__Written exercise__
Would you repeat the listing exactly but omit every picture?

__Given material__
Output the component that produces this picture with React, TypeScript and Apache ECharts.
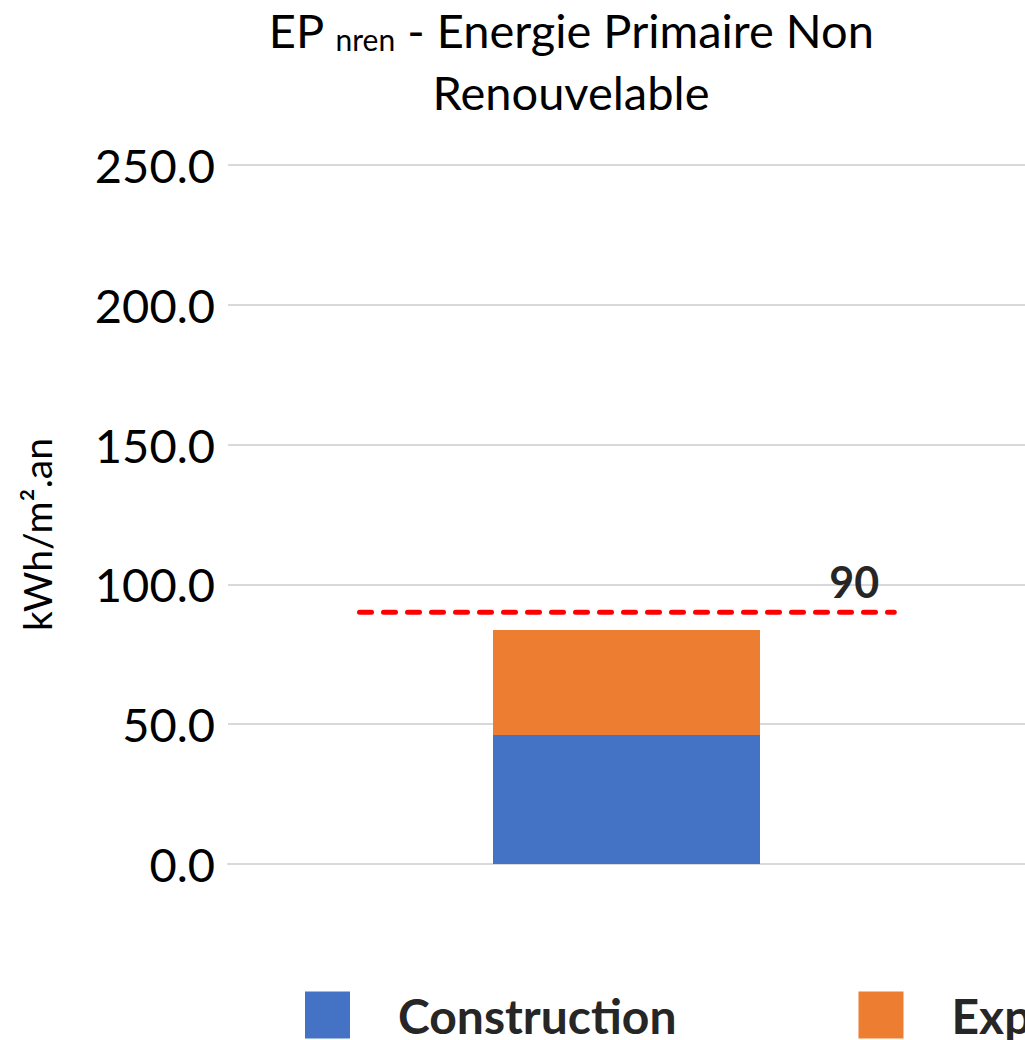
import React, { useEffect, useRef } from "react";
import * as echarts from "echarts";

// Stacked primary-energy bar with its regulatory limit
const categories = ["Bâtiment"];
const seriesNames = ["Construction", "Exploitation"];
const constructionValues = [46.1];
const exploitationValues = [37.6];
const limitValue = 90;
const limitX = [0.165, 0.836];
const yTicks = { min: 0, max: 250, interval: 50 };

const FONT = "Lato, 'Open Sans', sans-serif";

export default function App() {
  const ref = useRef<HTMLDivElement>(null);

  useEffect(() => {
    document.body.style.margin = "0";
    const chart = echarts.init(ref.current!, null, { renderer: "svg" });
    const limitData = limitX.map((x, i) =>
      i === limitX.length - 1
        ? {
            value: [x, limitValue],
            label: {
              show: true,
              position: "top",
              offset: [-40, -4],
              formatter: String(limitValue),
              fontFamily: FONT,
              fontWeight: "bold",
              fontSize: 43,
              color: "#262626",
            },
          }
        : { value: [x, limitValue] }
    );

    chart.setOption({
      animation: false,
      backgroundColor: "#ffffff",
      title: {
        left: 566,
        top: -6,
        textAlign: "center",
        text: "{a|EP }{sub|nren}{a| - Energie Primaire Non}\n{a|Renouvelable}",
        textStyle: {
          fontWeight: "normal",
          rich: {
            a: {
              fontFamily: FONT,
              fontSize: 47,
              fontWeight: "normal",
              color: "#000000",
              lineHeight: 62,
            },
            sub: {
              fontFamily: FONT,
              fontSize: 30,
              fontWeight: "normal",
              color: "#000000",
              verticalAlign: "bottom",
              padding: [0, 0, 7, 0],
            },
          },
        },
      },
      legend: {
        left: 300,
        top: 986,
        width: 2000,
        itemWidth: 45,
        itemHeight: 47,
        itemGap: 182,
        icon: "rect",
        data: seriesNames,
        textStyle: {
          fontFamily: FONT,
          fontSize: 48,
          fontWeight: "bold",
          color: "#262626",
          lineHeight: 40,
          padding: [0, 0, 0, 43],
        },
      },
      grid: { left: 228, width: 801, top: 165, bottom: 176 },
      xAxis: [
        {
          type: "category",
          data: categories,
          axisLine: { lineStyle: { color: "#d9d9d9", width: 2 } },
          axisTick: { show: false },
          axisLabel: { show: false },
        },
        { type: "value", min: 0, max: 1, show: false },
      ],
      yAxis: {
        type: "value",
        min: yTicks.min,
        max: yTicks.max,
        interval: yTicks.interval,
        name: "kWh/m².an",
        nameLocation: "middle",
        nameGap: 172,
        nameRotate: 90,
        nameTextStyle: {
          fontFamily: FONT,
          fontSize: 39,
          color: "#000000",
          padding: [0, 40, 0, 0],
        },
        axisLine: { show: false },
        axisTick: { show: false },
        axisLabel: {
          margin: 13,
          fontFamily: FONT,
          fontSize: 47,
          color: "#000000",
          formatter: (v: number) => v.toFixed(1),
        },
        splitLine: { lineStyle: { color: "#d9d9d9", width: 2 } },
      },
      series: [
        {
          name: seriesNames[0],
          type: "bar",
          stack: "total",
          barWidth: 267,
          data: constructionValues,
          itemStyle: { color: "#4472C4" },
        },
        {
          name: seriesNames[1],
          type: "bar",
          stack: "total",
          barWidth: 267,
          data: exploitationValues,
          itemStyle: { color: "#ED7D31" },
        },
        {
          name: "Seuil",
          type: "line",
          xAxisIndex: 1,
          symbol: "circle",
          symbolSize: 0,
          data: limitData,
          lineStyle: { color: "#FF0000", width: 5, type: [12, 12], cap: "round" },
          z: 5,
        },
      ],
    });
    return () => chart.dispose();
  }, []);

  return <div ref={ref} style={{ width: 1025, height: 1040 }} />;
}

__Written reply__
Output the component that produces this picture with React, TypeScript and Apache ECharts.
import React, { useEffect, useRef } from "react";
import * as echarts from "echarts";

// Stacked primary-energy bar with its regulatory limit
const categories = ["Bâtiment"];
const seriesNames = ["Construction", "Exploitation"];
const constructionValues = [46.1];
const exploitationValues = [37.6];
const limitValue = 90;
const limitX = [0.165, 0.836];
const yTicks = { min: 0, max: 250, interval: 50 };

const FONT = "Lato, 'Open Sans', sans-serif";

export default function App() {
  const ref = useRef<HTMLDivElement>(null);

  useEffect(() => {
    document.body.style.margin = "0";
    const chart = echarts.init(ref.current!, null, { renderer: "svg" });
    const limitData = limitX.map((x, i) =>
      i === limitX.length - 1
        ? {
            value: [x, limitValue],
            label: {
              show: true,
              position: "top",
              offset: [-40, -4],
              formatter: String(limitValue),
              fontFamily: FONT,
              fontWeight: "bold",
              fontSize: 43,
              color: "#262626",
            },
          }
        : { value: [x, limitValue] }
    );

    chart.setOption({
      animation: false,
      backgroundColor: "#ffffff",
      title: {
        left: 566,
        top: -6,
        textAlign: "center",
        text: "{a|EP }{sub|nren}{a| - Energie Primaire Non}\n{a|Renouvelable}",
        textStyle: {
          fontWeight: "normal",
          rich: {
            a: {
              fontFamily: FONT,
              fontSize: 47,
              fontWeight: "normal",
              color: "#000000",
              lineHeight: 62,
            },
            sub: {
              fontFamily: FONT,
              fontSize: 30,
              fontWeight: "normal",
              color: "#000000",
              verticalAlign: "bottom",
              padding: [0, 0, 7, 0],
            },
          },
        },
      },
      legend: {
        left: 300,
        top: 986,
        width: 2000,
        itemWidth: 45,
        itemHeight: 47,
        itemGap: 182,
        icon: "rect",
        data: seriesNames,
        textStyle: {
          fontFamily: FONT,
          fontSize: 48,
          fontWeight: "bold",
          color: "#262626",
          lineHeight: 40,
          padding: [0, 0, 0, 43],
        },
      },
      grid: { left: 228, width: 801, top: 165, bottom: 176 },
      xAxis: [
        {
          type: "category",
          data: categories,
          axisLine: { lineStyle: { color: "#d9d9d9", width: 2 } },
          axisTick: { show: false },
          axisLabel: { show: false },
        },
        { type: "value", min: 0, max: 1, show: false },
      ],
      yAxis: {
        type: "value",
        min: yTicks.min,
        max: yTicks.max,
        interval: yTicks.interval,
        name: "kWh/m².an",
        nameLocation: "middle",
        nameGap: 172,
        nameRotate: 90,
        nameTextStyle: {
          fontFamily: FONT,
          fontSize: 39,
          color: "#000000",
          padding: [0, 40, 0, 0],
        },
        axisLine: { show: false },
        axisTick: { show: false },
        axisLabel: {
          margin: 13,
          fontFamily: FONT,
          fontSize: 47,
          color: "#000000",
          formatter: (v: number) => v.toFixed(1),
        },
        splitLine: { lineStyle: { color: "#d9d9d9", width: 2 } },
      },
      series: [
        {
          name: seriesNames[0],
          type: "bar",
          stack: "total",
          barWidth: 267,
          data: constructionValues,
          itemStyle: { color: "#4472C4" },
        },
        {
          name: seriesNames[1],
          type: "bar",
          stack: "total",
          barWidth: 267,
          data: exploitationValues,
          itemStyle: { color: "#ED7D31" },
        },
        {
          name: "Seuil",
          type: "line",
          xAxisIndex: 1,
          symbol: "circle",
          symbolSize: 0,
          data: limitData,
          lineStyle: { color: "#FF0000", width: 5, type: [12, 12], cap: "round" },
          z: 5,
        },
      ],
    });
    return () => chart.dispose();
  }, []);

  return <div ref={ref} style={{ width: 1025, height: 1040 }} />;
}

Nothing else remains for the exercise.